[Task brief]: Say how many lines hold the string "this"; please write nothing but the number.

## BEGIN

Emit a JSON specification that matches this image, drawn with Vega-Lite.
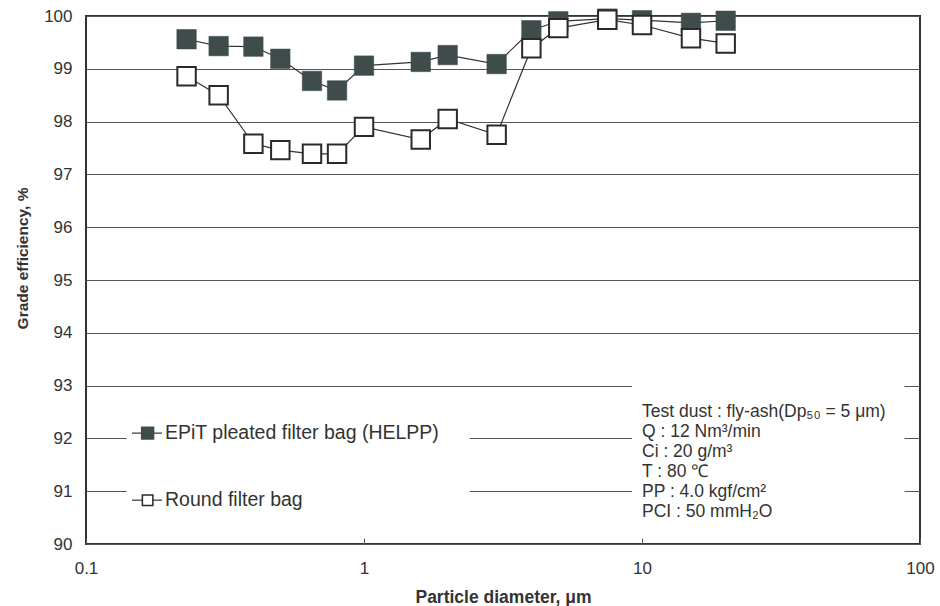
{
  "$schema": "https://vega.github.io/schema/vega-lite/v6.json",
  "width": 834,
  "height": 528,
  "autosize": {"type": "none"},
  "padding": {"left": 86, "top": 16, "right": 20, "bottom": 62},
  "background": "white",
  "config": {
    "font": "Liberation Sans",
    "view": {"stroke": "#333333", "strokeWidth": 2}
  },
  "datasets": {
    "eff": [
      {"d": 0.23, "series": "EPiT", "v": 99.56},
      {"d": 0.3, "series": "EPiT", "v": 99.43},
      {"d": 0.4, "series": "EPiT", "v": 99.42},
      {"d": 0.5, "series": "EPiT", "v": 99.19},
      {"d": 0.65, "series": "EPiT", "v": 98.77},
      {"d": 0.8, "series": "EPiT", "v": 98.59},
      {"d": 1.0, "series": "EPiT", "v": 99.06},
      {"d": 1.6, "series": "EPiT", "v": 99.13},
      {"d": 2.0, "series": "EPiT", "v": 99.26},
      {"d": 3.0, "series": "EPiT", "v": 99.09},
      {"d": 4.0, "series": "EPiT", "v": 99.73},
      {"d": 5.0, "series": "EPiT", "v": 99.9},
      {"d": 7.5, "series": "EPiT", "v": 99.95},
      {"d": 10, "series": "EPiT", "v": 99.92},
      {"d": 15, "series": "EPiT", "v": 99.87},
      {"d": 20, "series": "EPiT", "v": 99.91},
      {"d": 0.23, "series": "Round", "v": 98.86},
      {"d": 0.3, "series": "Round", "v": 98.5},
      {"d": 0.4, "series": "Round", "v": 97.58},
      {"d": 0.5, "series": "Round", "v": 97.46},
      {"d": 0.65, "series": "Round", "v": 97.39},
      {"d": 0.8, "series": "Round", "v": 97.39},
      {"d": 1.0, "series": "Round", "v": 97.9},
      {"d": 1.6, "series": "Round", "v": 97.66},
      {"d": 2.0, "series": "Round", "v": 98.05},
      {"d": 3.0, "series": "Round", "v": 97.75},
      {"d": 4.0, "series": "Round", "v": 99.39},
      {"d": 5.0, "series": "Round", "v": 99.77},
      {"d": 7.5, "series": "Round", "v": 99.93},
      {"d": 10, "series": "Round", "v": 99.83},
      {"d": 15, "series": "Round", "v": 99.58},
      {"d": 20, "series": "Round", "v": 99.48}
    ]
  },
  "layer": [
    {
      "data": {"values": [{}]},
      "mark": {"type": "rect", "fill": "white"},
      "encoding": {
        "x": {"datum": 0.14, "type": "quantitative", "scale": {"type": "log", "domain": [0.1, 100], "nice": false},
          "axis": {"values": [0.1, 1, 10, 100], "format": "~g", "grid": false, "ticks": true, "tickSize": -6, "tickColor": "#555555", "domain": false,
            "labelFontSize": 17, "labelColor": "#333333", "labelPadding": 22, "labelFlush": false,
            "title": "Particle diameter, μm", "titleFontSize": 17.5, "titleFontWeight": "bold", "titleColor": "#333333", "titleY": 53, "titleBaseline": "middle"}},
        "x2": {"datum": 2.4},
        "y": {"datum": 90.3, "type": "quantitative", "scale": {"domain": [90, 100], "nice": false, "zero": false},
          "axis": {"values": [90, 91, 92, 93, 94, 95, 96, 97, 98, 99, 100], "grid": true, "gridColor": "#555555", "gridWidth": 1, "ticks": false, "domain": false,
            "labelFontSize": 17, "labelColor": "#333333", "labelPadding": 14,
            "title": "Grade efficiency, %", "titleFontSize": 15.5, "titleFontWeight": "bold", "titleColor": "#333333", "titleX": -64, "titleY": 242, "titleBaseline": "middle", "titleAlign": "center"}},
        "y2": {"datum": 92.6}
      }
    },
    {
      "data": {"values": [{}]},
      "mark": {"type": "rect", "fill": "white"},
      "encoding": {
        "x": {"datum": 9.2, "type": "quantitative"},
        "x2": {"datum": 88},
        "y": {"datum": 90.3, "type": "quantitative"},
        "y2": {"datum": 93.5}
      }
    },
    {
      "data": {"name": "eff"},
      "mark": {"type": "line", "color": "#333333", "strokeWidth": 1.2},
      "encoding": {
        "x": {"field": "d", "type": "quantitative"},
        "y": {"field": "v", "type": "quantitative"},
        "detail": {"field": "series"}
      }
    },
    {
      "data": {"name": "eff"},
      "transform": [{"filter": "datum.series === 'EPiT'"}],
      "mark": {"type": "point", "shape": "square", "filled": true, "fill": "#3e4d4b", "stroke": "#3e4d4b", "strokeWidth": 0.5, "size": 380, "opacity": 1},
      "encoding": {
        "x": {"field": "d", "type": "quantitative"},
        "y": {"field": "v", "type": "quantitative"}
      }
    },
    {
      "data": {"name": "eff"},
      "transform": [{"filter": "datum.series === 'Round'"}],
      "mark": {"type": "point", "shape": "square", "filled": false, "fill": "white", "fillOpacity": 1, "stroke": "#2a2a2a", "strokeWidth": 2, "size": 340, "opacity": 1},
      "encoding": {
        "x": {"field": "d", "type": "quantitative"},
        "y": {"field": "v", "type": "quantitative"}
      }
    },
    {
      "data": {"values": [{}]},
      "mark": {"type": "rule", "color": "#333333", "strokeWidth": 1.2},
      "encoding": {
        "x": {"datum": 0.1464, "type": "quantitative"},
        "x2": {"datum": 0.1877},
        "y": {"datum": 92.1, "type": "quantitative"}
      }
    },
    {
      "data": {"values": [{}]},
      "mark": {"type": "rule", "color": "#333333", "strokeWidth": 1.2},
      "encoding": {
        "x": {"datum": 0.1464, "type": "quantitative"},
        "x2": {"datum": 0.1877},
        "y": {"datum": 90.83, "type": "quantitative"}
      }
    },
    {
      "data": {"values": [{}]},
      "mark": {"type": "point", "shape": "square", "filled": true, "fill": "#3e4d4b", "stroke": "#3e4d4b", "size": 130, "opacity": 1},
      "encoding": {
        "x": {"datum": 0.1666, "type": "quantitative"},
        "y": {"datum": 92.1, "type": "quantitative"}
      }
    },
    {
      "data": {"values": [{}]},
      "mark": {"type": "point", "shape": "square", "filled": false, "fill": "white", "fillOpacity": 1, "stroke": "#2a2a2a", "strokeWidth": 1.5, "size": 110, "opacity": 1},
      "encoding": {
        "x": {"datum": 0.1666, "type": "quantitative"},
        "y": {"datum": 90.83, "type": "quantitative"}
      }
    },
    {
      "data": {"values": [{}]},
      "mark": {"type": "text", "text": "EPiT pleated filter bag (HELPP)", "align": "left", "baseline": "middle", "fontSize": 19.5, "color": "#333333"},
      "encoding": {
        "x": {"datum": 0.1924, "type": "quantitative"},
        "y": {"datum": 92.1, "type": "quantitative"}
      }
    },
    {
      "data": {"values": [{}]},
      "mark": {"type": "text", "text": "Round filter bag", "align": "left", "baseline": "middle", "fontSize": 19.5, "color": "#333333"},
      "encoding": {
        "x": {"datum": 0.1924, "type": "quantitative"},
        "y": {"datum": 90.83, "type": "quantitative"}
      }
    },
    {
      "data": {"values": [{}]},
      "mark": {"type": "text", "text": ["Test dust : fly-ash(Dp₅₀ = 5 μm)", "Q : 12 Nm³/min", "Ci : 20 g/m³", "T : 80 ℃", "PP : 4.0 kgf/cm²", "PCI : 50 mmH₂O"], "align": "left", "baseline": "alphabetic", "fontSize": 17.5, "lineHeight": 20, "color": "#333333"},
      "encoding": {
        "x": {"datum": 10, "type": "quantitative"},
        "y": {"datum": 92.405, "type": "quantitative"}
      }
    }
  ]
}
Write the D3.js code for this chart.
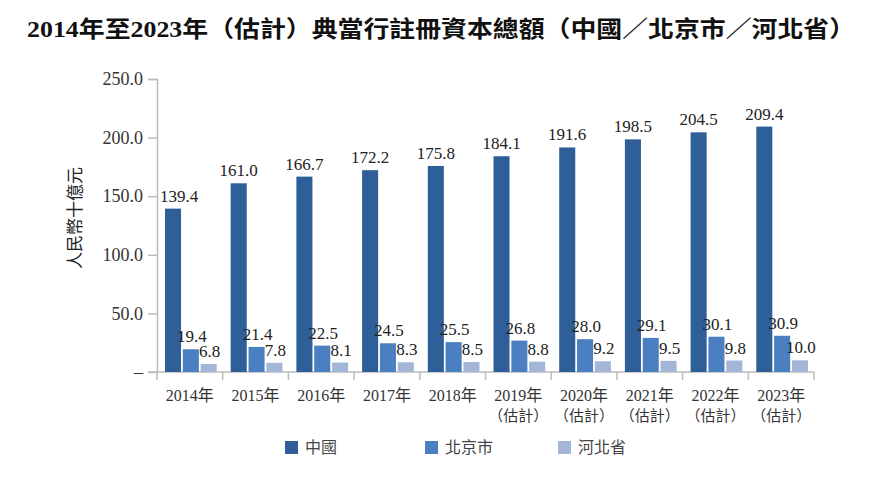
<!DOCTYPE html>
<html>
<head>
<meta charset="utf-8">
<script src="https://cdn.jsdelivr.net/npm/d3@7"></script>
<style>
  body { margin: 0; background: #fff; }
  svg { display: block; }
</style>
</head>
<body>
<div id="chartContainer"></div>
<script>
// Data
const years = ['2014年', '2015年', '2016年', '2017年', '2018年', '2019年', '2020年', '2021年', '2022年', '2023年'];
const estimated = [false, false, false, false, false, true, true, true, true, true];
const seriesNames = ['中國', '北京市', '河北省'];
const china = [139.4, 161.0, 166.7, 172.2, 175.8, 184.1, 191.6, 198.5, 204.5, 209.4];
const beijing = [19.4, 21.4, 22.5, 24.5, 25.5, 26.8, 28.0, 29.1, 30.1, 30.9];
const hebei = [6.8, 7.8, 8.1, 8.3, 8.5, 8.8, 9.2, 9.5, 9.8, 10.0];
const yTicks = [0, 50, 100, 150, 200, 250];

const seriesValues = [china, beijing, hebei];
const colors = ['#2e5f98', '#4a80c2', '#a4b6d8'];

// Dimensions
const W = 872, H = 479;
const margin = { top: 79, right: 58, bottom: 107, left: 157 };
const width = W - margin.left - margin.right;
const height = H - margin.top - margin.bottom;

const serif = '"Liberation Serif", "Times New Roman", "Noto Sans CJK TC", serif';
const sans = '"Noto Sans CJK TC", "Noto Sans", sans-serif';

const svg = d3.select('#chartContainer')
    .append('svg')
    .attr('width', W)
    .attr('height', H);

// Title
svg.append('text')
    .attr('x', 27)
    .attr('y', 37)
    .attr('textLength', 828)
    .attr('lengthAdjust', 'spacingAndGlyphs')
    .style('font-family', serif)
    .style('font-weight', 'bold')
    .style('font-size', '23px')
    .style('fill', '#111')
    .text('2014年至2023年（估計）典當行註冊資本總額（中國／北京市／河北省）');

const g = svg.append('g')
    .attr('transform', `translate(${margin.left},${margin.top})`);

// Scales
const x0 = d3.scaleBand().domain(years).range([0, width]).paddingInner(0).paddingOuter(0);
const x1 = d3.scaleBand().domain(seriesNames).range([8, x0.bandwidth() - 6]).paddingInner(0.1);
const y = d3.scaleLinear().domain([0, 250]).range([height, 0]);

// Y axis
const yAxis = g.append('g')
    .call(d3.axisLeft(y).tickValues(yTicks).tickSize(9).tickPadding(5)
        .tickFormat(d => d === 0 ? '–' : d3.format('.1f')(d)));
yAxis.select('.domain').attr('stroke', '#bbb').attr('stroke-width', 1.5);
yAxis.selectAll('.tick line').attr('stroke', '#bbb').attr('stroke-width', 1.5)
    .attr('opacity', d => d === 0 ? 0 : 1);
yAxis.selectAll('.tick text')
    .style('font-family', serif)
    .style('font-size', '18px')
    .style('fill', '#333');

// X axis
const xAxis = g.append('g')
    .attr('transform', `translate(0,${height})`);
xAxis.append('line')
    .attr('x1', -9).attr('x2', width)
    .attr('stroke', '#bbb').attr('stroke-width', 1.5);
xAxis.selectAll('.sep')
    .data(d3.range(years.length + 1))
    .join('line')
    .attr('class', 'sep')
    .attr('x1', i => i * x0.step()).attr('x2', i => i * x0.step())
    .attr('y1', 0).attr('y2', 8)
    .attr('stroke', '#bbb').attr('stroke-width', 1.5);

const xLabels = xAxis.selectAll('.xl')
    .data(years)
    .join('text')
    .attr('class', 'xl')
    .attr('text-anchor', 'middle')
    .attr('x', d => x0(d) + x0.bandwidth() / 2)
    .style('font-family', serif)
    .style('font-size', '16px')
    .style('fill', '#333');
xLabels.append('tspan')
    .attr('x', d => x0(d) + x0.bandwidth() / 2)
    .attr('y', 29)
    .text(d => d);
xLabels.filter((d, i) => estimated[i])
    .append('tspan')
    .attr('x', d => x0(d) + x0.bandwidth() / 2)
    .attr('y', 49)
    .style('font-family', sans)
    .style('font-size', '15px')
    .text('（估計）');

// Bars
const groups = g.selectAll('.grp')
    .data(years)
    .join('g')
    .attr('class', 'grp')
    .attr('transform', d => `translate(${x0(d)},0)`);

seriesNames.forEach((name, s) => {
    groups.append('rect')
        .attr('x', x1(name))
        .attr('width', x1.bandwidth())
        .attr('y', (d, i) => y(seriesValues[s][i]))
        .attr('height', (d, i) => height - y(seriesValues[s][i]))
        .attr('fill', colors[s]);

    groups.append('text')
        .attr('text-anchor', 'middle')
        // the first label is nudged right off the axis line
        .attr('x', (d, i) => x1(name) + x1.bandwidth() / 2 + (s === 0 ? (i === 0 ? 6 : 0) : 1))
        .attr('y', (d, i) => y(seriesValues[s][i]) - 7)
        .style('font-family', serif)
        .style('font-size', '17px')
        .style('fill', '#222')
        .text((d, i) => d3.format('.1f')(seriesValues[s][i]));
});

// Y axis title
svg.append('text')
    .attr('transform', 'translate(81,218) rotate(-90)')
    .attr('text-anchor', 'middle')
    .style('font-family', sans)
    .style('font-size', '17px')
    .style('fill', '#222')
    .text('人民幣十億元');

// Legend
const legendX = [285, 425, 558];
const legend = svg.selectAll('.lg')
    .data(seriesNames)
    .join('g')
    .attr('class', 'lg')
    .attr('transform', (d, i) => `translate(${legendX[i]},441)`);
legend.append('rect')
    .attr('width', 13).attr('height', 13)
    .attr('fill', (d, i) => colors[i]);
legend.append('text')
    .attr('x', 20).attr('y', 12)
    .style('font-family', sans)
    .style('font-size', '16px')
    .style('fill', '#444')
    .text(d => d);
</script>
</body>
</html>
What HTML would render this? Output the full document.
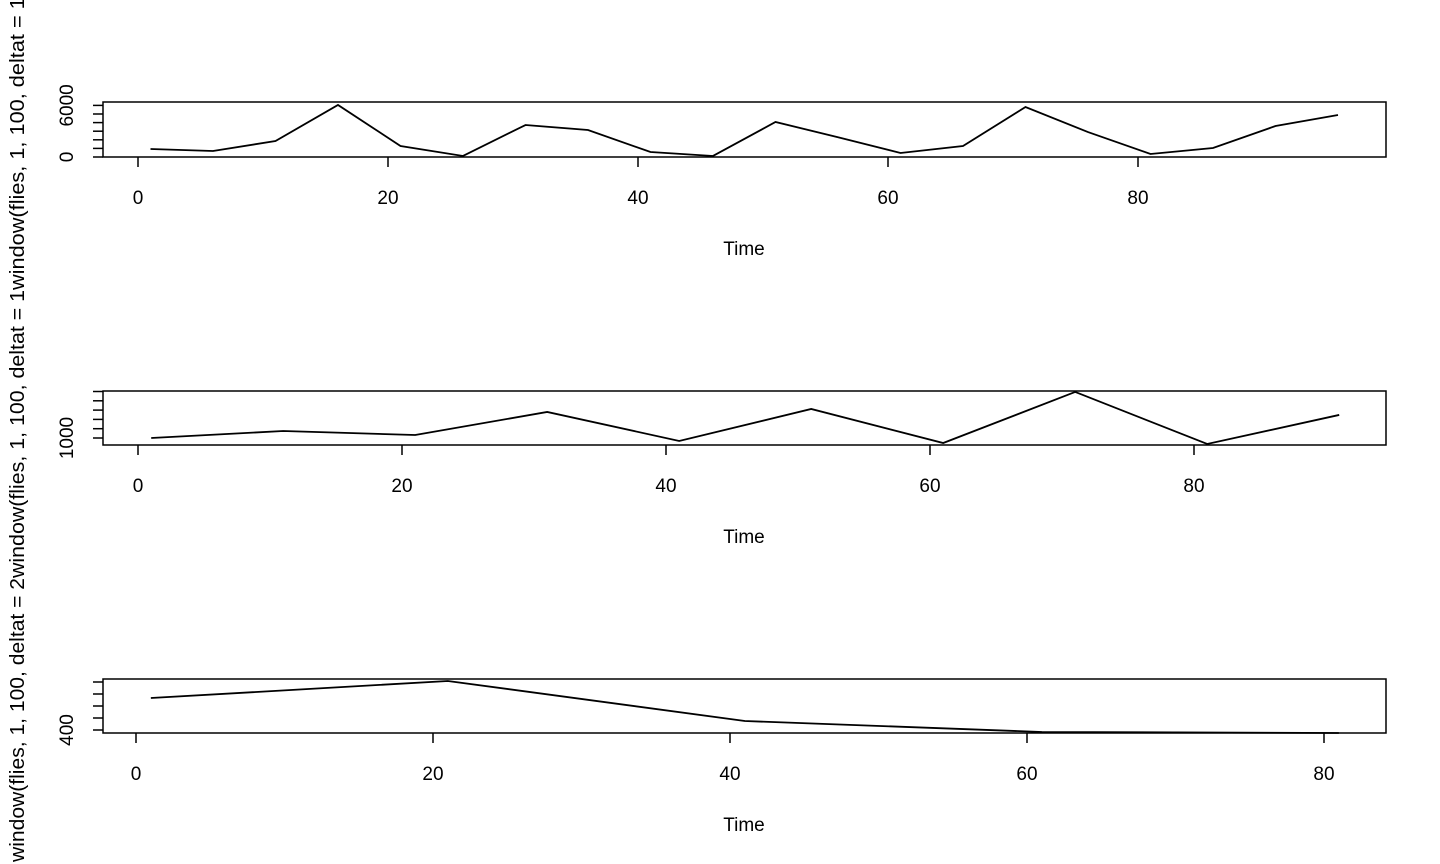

## END

[The output]: 3